Le lampadaire du coin de la rue était accroché quelques mètres plus bas ; la petite cheminée du vendeur de cacahouètes siffla deux fois, laissant échapper une brume fugitive contre le lampadaire. L’enseigne sur la porte du bar disait « The First and Last », et la porte était double, à ressort, sans cesse poussée, laissant voir le mouvement de têtes isolées et de jambes sans corps. Le First and Last, c’était là. « Et les hommes furent condamnés à chercher des aiguilles dans des bottes de foin », pensa-t-il.

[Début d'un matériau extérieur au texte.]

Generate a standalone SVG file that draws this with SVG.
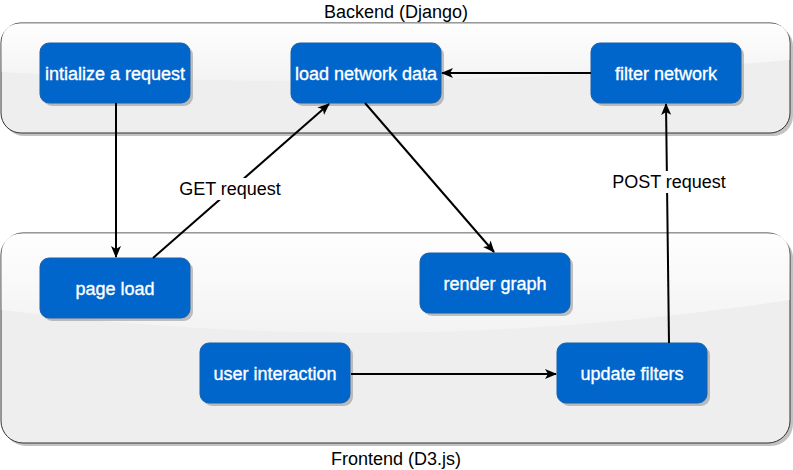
<svg xmlns="http://www.w3.org/2000/svg" width="793" height="470" viewBox="0 0 793 470">
<style>
.cont{fill:#eeeeee;stroke:#333333;stroke-width:1}
.cshadow{fill:#9a9a9a;opacity:0.6}
.node{fill:#0066cc;stroke:#1a5fa8;stroke-width:1}
.nshadow{fill:#7a7a7a;opacity:0.45}
.ntext{font-family:"Liberation Sans",Arial,sans-serif;font-size:18px;fill:#ffffff;text-anchor:middle;stroke:#ffffff;stroke-width:0.35}
.title{font-family:"Liberation Sans",Arial,sans-serif;font-size:18px;fill:#000000;text-anchor:middle}
.edge{fill:none;stroke:#000000;stroke-width:2}
.elabel{font-family:"Liberation Sans",Arial,sans-serif;font-size:18px;fill:#000000;text-anchor:middle}
</style>
<defs>
<linearGradient id="glass" x1="0" y1="0" x2="0" y2="1">
<stop offset="0" stop-color="#ffffff" stop-opacity="0.95"/>
<stop offset="1" stop-color="#ffffff" stop-opacity="0.3"/>
</linearGradient>
<marker id="arr" viewBox="0 0 12 10" refX="11" refY="5" markerWidth="12" markerHeight="10" markerUnits="userSpaceOnUse" orient="auto">
<path d="M0,0 L12,5 L0,10 L3,5 Z" fill="#000000"/>
</marker>
</defs>

<g id="backend">
<rect class="cshadow" x="4" y="26" width="789" height="110" rx="20"/>
<rect class="cont" x="1" y="23" width="789" height="110" rx="20"/>
<path d="M21,23.5 L770,23.5 Q789.5,23.5 789.5,43 L789.5,60 Q400,95 1.5,72 L1.5,43 Q1.5,23.5 21,23.5 Z" fill="url(#glass)"/>
<text class="title" x="396" y="18">Backend (Django)</text>
</g>

<g id="frontend">
<rect class="cshadow" x="4" y="236" width="789" height="210" rx="22"/>
<rect class="cont" x="1" y="233" width="789" height="210" rx="22"/>
<path d="M23,233.5 L768,233.5 Q789.5,233.5 789.5,255 L789.5,300 Q400,360 1.5,310 L1.5,255 Q1.5,233.5 23,233.5 Z" fill="url(#glass)"/>
<text class="title" x="396" y="465">Frontend (D3.js)</text>
</g>

<g id="n-init">
<rect class="nshadow" x="43" y="46" width="150" height="60" rx="9"/>
<rect class="node" x="40" y="43" width="150" height="60" rx="9"/>
<text class="ntext" x="115" y="79.5">intialize a request</text>
</g>

<g id="n-load">
<rect class="nshadow" x="294" y="46" width="150" height="60" rx="9"/>
<rect class="node" x="291" y="43" width="150" height="60" rx="9"/>
<text class="ntext" x="366" y="79.5">load network data</text>
</g>

<g id="n-filter">
<rect class="nshadow" x="594" y="46" width="150" height="60" rx="9"/>
<rect class="node" x="591" y="43" width="150" height="60" rx="9"/>
<text class="ntext" x="666" y="79.5">filter network</text>
</g>

<g id="n-page">
<rect class="nshadow" x="43" y="261" width="150" height="60" rx="9"/>
<rect class="node" x="40" y="258" width="150" height="60" rx="9"/>
<text class="ntext" x="115" y="294.5">page load</text>
</g>

<g id="n-render">
<rect class="nshadow" x="423" y="256" width="150" height="60" rx="9"/>
<rect class="node" x="420" y="253" width="150" height="60" rx="9"/>
<text class="ntext" x="495" y="289.5">render graph</text>
</g>

<g id="n-user">
<rect class="nshadow" x="203" y="346" width="150" height="60" rx="9"/>
<rect class="node" x="200" y="343" width="150" height="60" rx="9"/>
<text class="ntext" x="275" y="379.5">user interaction</text>
</g>

<g id="n-update">
<rect class="nshadow" x="560" y="346" width="150" height="60" rx="9"/>
<rect class="node" x="557" y="343" width="150" height="60" rx="9"/>
<text class="ntext" x="632" y="379.5">update filters</text>
</g>

<g id="connectors">
<path class="edge" d="M116,103 L116,257" marker-end="url(#arr)"/>
<path class="edge" d="M153,258 L329,104" marker-end="url(#arr)"/>
<path class="edge" d="M365,103 L494,252" marker-end="url(#arr)"/>
<path class="edge" d="M591,73 L442,73" marker-end="url(#arr)"/>
<path class="edge" d="M351,374 L556,374" marker-end="url(#arr)"/>
<path class="edge" d="M669,343 L666,104" marker-end="url(#arr)"/>
<rect x="176" y="178" width="108" height="22" fill="#ffffff"/>
<text class="elabel" x="230" y="195">GET request</text>
<rect x="609" y="171" width="120" height="22" fill="#ffffff"/>
<text class="elabel" x="669" y="188">POST request</text>
</g>
</svg>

Publié en 1943, traduit en français en 1987 par Louis Jolicœur chez Christian Bourgois, le troisième roman de l’Uruguayen Juan Carlos Onetti a toujours de quoi profondément fasciner le lecteur contemporain, parvenant à extraire de l’imaginaire ô combien tortueux du coup d’État sud-américain, du putsch ou du golpe, du pronunciamiento ou du plan, comme il est souvent prudemment euphémisé, selon ses diverses formes concrètes, toute sa violence et toute sa confusion, toute son indécision feutrée, peut-être surtout, pour entrelacer irrévocablement le malheur individuel et la tragédie collective.
C’est grâce à Antoine Volodine, qui a inclus cet ouvrage dans sa présentation, lors de la soirée de septembre 2016 où il est venu jouer le libraire d’un soir chez Charybde (et on peut l’écouter ici, « Une nuit de chien » étant évoqué entre 19’18 » et 24’20 »), que j’ai eu une envie décisive de plonger dans cet auteur que jusqu’ici, avouons-le, je ne connaissais que de nom.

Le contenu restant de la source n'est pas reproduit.